LiPO: Listwise Preference Optimization through Learning-to-Rank
- URL: http://arxiv.org/abs/2402.01878v2
- Date: Wed, 22 May 2024 18:51:02 GMT
- Title: LiPO: Listwise Preference Optimization through Learning-to-Rank
- Authors: Tianqi Liu, Zhen Qin, Junru Wu, Jiaming Shen, Misha Khalman, Rishabh Joshi, Yao Zhao, Mohammad Saleh, Simon Baumgartner, Jialu Liu, Peter J. Liu, Xuanhui Wang,
- Abstract summary: Policy can learn more effectively from a ranked list of plausible responses given the prompt.
We show that LiPO-$lambda$ can outperform DPO variants and SLiC by a clear margin on several preference alignment tasks.

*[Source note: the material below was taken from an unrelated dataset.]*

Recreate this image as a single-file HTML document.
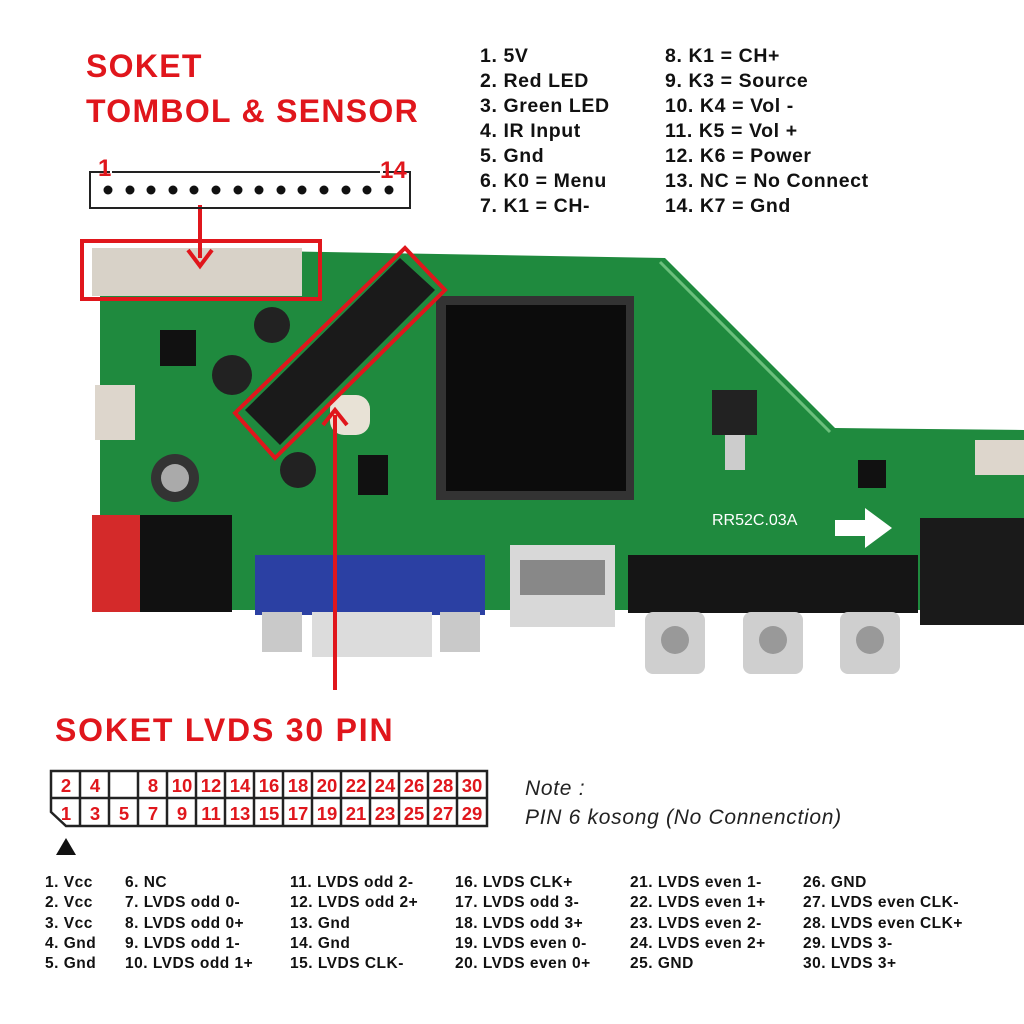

- Score: 62.02782819559389
- License: http://creativecommons.org/licenses/by/4.0/
- Abstract: Aligning language models (LMs) with curated human feedback is critical to control their behaviors in real-world applications. Several recent policy optimization methods, such as DPO and SLiC, serve as promising alternatives to the traditional Reinforcement Learning from Human Feedback (RLHF) approach. In practice, human feedback often comes in a format of a ranked list over multiple responses to amortize the cost of reading prompt. Multiple responses can also be ranked by reward models or AI feedback. There lacks such a thorough study on directly fitting upon a list of responses. In this work, we formulate the LM alignment as a \textit{listwise} ranking problem and describe the LiPO framework, where the policy can potentially learn more effectively from a ranked list of plausible responses given the prompt. This view draws an explicit connection to Learning-to-Rank (LTR), where most existing preference optimization work can be mapped to existing ranking objectives. Following this connection, we provide an examination of ranking objectives that are not well studied for LM alignment with DPO and SLiC as special cases when list size is two. In particular, we highlight a specific method, LiPO-$\lambda$, which leverages a state-of-the-art \textit{listwise} ranking objective and weights each preference pair in a more advanced manner. We show that LiPO-$\lambda$ can outperform DPO variants and SLiC by a clear margin on several preference alignment tasks with both curated and real rankwise preference data.